Originally Posted by nogginthenog

4 year old Intel I7 3770 3.4GHz running Windows:
Linux VM: 32 K Element : 14682.84 MB/sec
Cygwin: 32 K Element : 14657.00 MB/sec
Windows 10 bash: 32 K Element : 14563.97 MB/sec
(pretty consistent)

Modern x86_64 processors are strong at this test. They did well in test results posted at the following link also.

http://www.apollo-core.com/sortbench...age=benchmarks

Quote:

Originally Posted by nogginthenog

A4000 68060 CyberStorm MkII gcc 2.95.3:
32 K Element : 34.87 MB/sec

Compiled with m68k-amigaos-gcc -noixemul -m68020-60 -o sort_060 -O2 sortbench.c -lm

Ouch!

The 68060 results are actually impressive. 32k elements is too big to fit in the DCache and is a poor size to choose when comparing the performance of older processors. A smaller number of elements were chosen for comparison in the results I linked above. The performance in the cache should scale linearly and different processors can be compared by looking at MB/s/MHz. My 68060@75MHz CSMKIII scored ~120 MB/s with outdated compilers and I achieved ~140 MB/s with assembler optimizations when the DCache could hold all the data.

ARM Cortex A4 0.30 MB/s/MHz
ColdFire v3 MCF5329 0.44 MB/s/MHz
Raspberry Pi ARM 1176JZF-S 0.652 MB/s/MHz
ARM Feroceon 88FR131 0.69 MB/s/MHz
IBM Power 6 0.69 MB/s/MHz
Intel Atom 0.84 MB/s/MHz
IBM Power 7 1.16 MB/s/MHz
AmigaOne X1000 PA6T-1682M 1.19 MB/s/MHz
PPC G4 7447 1.26 MB/s/MHz
68060 1.60 MB/s/MHz (1.87 MB/s/MHz with assembler optimizations)
Intel Core 2 Duo 2.61 MB/s/MHz
Intel i7 3770 4.32 MB/s/MHz (or more if smaller element size helps)

A modern clocked 68060 with modern die size and modern cache sizes would likely outperform everything here except modern x86_64 processors in this single core benchmark. It should even be possible for performance to improve some with a modern die shrink (shorter timings for instructions and addressing modes). The Apollo core claims even better performance than the 68060. The claim at the link I posted would give 3.70 MB/s/MHz which would be faster than an Intel Core 2 Duo for this test and would be even more impressive. This is why I suggested MB/s/MHz and using a smaller element size for comparison but nobody ever listened to me

.

Samurai_Crow · 17 November 2016, 07:18

Hi matthey,

Quote:

A modern clocked 68060 with modern die size and modern cache sizes would likely outperform everything here except modern x86_64 processors in this single core benchmark. It should even be possible for performance to improve some with a modern die shrink (shorter timings for instructions and addressing modes). The Apollo core claims even better performance than the 68060. The claim at the link I posted would give 3.70 MB/s/MHz which would be faster than an Intel Core 2 Duo for this test and would be even more impressive.

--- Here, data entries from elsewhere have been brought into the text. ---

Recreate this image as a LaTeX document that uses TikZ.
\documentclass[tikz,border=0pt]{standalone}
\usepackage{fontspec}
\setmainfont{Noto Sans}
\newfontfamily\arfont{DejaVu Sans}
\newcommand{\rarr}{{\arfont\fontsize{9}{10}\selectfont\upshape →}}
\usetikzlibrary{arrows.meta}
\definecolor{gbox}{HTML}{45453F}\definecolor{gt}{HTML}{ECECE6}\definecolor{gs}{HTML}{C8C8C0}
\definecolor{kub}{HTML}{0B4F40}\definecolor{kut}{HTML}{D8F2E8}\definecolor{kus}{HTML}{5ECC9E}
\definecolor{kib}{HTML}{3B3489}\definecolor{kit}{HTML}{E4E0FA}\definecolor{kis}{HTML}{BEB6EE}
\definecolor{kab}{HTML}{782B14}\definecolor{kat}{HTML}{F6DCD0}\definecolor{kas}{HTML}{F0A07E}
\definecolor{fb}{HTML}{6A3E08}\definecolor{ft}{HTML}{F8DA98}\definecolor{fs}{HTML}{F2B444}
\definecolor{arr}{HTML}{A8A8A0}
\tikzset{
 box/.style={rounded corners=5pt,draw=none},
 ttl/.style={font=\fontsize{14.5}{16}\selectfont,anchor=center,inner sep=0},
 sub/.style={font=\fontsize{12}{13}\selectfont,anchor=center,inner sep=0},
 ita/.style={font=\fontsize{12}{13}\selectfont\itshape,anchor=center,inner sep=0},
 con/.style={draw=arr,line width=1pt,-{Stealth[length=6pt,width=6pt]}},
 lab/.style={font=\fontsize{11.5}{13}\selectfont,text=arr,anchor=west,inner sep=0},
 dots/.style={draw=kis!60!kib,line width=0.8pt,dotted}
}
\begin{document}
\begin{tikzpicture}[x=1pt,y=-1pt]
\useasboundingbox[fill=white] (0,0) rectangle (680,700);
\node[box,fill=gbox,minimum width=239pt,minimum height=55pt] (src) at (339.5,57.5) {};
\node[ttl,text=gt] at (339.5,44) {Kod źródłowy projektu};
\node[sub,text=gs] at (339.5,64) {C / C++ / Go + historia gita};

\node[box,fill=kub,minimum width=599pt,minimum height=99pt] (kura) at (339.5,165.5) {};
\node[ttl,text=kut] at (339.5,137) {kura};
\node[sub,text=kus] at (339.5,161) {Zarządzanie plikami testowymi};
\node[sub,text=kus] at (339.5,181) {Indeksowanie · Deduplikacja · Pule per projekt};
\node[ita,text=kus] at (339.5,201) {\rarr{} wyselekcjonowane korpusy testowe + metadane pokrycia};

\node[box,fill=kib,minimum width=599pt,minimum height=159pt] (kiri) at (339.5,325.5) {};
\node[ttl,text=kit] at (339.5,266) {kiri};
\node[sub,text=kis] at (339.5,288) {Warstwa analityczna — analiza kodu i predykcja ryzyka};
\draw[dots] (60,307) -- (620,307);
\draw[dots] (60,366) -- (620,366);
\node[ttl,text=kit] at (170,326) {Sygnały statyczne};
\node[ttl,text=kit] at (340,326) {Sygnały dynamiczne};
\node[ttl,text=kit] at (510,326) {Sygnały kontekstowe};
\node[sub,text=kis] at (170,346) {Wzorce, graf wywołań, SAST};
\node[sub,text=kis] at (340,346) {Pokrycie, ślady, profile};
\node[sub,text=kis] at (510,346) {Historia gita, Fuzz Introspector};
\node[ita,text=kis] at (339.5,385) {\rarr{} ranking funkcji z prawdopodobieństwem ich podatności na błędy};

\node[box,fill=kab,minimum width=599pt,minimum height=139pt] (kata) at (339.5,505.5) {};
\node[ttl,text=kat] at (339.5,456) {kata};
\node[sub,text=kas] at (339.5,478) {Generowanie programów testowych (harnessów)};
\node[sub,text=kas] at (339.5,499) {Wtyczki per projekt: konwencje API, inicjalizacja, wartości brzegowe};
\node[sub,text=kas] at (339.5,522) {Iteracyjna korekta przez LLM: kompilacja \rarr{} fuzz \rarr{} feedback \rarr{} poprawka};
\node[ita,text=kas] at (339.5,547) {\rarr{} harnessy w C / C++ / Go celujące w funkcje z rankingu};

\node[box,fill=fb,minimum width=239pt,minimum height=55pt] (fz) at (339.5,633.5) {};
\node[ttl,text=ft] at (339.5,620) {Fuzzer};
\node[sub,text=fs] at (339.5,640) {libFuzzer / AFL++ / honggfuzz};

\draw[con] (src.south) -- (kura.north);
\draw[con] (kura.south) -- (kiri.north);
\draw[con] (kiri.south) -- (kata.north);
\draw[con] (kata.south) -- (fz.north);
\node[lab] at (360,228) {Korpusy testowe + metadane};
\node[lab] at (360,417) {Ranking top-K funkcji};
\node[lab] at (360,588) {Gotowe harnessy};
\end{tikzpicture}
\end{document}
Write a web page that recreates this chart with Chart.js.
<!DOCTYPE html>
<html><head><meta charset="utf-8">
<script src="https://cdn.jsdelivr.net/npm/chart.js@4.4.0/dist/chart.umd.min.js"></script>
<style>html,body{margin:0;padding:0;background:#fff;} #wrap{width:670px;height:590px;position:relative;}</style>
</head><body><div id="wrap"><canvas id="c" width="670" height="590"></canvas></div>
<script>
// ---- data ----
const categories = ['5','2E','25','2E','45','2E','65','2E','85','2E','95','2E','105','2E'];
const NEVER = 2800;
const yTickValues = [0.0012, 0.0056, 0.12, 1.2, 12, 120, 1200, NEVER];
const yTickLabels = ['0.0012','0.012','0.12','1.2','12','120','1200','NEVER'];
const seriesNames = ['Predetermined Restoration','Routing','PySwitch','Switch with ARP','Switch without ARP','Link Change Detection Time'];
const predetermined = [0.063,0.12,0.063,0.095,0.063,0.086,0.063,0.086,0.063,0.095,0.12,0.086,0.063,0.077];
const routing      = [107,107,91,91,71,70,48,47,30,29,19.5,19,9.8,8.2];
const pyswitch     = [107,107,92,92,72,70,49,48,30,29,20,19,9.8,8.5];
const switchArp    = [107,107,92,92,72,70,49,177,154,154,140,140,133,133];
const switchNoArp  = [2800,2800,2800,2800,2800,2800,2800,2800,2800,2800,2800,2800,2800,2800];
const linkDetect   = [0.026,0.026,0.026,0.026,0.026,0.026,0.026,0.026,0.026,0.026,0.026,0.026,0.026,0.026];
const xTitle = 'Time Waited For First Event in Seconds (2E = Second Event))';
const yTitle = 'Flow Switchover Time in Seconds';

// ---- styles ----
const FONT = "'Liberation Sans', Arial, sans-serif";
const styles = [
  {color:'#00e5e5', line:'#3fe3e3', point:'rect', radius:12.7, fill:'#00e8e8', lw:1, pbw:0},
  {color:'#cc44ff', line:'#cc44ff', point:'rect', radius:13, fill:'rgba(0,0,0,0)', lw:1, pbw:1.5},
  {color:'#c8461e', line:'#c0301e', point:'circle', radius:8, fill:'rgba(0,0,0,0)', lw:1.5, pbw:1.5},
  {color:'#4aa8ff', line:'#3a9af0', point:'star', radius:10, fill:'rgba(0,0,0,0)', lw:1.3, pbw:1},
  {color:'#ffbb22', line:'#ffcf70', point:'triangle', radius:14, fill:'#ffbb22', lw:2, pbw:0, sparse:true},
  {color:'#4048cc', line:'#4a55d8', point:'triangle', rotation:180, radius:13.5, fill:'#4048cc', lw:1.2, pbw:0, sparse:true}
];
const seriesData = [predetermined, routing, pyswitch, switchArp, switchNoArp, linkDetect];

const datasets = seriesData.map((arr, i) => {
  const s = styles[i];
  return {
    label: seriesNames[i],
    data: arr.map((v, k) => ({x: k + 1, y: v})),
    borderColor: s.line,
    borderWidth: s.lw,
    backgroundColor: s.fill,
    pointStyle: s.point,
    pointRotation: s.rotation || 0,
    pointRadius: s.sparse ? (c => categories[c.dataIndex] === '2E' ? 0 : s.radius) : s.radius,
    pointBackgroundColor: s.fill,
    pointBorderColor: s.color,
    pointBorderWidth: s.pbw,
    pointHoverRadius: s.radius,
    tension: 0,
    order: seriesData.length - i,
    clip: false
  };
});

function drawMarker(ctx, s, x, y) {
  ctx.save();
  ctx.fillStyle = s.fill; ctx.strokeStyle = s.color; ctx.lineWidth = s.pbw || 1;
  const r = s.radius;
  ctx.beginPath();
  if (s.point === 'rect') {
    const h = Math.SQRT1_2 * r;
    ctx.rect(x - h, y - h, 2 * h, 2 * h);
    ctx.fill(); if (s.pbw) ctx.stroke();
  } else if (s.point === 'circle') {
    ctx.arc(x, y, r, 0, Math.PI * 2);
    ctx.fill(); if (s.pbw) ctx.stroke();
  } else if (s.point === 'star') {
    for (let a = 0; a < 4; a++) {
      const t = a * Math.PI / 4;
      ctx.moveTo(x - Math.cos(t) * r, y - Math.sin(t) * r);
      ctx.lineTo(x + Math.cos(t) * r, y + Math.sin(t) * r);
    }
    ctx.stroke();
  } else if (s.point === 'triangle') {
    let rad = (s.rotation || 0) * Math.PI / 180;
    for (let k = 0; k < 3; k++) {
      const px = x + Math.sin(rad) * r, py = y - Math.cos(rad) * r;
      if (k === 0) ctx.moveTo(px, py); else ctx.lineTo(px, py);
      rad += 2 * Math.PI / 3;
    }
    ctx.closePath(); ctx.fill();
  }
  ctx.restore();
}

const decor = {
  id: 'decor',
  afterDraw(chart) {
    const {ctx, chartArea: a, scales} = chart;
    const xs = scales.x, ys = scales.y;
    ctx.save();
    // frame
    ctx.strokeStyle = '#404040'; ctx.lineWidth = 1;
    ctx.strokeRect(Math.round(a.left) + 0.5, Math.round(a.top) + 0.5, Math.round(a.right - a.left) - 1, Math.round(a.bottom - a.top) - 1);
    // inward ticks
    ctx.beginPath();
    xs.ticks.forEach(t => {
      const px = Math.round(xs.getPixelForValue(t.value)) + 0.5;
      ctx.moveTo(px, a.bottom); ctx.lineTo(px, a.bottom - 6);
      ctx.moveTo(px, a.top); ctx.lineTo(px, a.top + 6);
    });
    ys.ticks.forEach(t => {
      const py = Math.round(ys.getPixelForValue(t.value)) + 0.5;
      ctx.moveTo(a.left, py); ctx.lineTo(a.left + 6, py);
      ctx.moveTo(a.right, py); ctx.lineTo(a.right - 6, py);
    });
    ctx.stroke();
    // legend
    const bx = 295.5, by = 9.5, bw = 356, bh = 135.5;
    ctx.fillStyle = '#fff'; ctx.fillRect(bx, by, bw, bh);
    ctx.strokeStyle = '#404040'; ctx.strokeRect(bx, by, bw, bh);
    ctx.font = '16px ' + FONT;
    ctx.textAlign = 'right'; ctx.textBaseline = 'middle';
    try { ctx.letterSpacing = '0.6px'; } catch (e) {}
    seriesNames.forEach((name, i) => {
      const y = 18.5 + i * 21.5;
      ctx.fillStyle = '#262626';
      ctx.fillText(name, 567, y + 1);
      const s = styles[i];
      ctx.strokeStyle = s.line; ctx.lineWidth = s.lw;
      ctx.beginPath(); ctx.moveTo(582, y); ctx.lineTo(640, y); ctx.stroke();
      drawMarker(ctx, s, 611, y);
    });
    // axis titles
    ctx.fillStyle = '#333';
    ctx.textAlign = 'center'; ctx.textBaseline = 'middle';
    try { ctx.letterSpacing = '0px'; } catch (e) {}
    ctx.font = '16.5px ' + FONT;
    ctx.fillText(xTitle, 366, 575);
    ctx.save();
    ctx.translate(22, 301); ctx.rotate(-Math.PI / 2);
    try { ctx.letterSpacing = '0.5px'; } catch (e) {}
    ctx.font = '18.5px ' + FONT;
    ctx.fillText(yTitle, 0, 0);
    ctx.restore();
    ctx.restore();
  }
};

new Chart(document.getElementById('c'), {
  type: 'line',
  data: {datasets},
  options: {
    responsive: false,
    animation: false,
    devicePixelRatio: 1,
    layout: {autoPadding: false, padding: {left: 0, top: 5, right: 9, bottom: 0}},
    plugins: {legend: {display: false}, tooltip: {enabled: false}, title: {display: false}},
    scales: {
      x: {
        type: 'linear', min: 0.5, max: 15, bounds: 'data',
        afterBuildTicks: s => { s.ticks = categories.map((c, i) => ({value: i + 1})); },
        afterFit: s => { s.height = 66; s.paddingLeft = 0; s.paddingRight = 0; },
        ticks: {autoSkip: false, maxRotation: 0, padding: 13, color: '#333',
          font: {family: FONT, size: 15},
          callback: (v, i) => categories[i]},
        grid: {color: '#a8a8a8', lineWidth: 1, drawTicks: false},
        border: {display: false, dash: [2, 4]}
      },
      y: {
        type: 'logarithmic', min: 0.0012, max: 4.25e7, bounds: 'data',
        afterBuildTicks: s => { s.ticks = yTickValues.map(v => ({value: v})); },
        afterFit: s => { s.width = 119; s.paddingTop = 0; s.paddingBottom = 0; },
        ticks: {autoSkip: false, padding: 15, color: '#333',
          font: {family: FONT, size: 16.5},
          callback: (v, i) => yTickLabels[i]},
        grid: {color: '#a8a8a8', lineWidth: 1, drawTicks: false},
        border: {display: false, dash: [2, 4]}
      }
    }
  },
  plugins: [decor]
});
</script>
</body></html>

It shouldn't be too surprising. I think Gunnar is figuring out many of the same cache optimizations that are used by Intel. One additional advantage that the '060 and '080 share is that the code density is slightly higher than most of the others.

The AMD64 instruction set brought registers that were only used for segment pointers that hung lifeless in 32-bit enhanced code back into circulation as general-purpose registers bringing the total up to 16. Of course the '080 has an additional bank of 8 bringing the total for the '080 up to 24, as you have probably heard.

TuKo · 17 November 2016, 09:03

Quote:

ARM Cortex A4 0.30 MB/s/MHz
ColdFire v3 MCF5329 0.44 MB/s/MHz
Raspberry Pi ARM 1176JZF-S 0.652 MB/s/MHz
ARM Feroceon 88FR131 0.69 MB/s/MHz
IBM Power 6 0.69 MB/s/MHz
Intel Atom 0.84 MB/s/MHz
IBM Power 7 1.16 MB/s/MHz
AmigaOne X1000 PA6T-1682M 1.19 MB/s/MHz
PPC G4 7447 1.26 MB/s/MHz
68060 1.60 MB/s/MHz (1.87 MB/s/MHz with assembler optimizations)
Intel Core 2 Duo 2.61 MB/s/MHz
Intel i7 3770 4.32 MB/s/MHz (or more if smaller element size helps)

Thanks for these results, they are very interesting ! Can you please give us model details for Core 2 Duo ?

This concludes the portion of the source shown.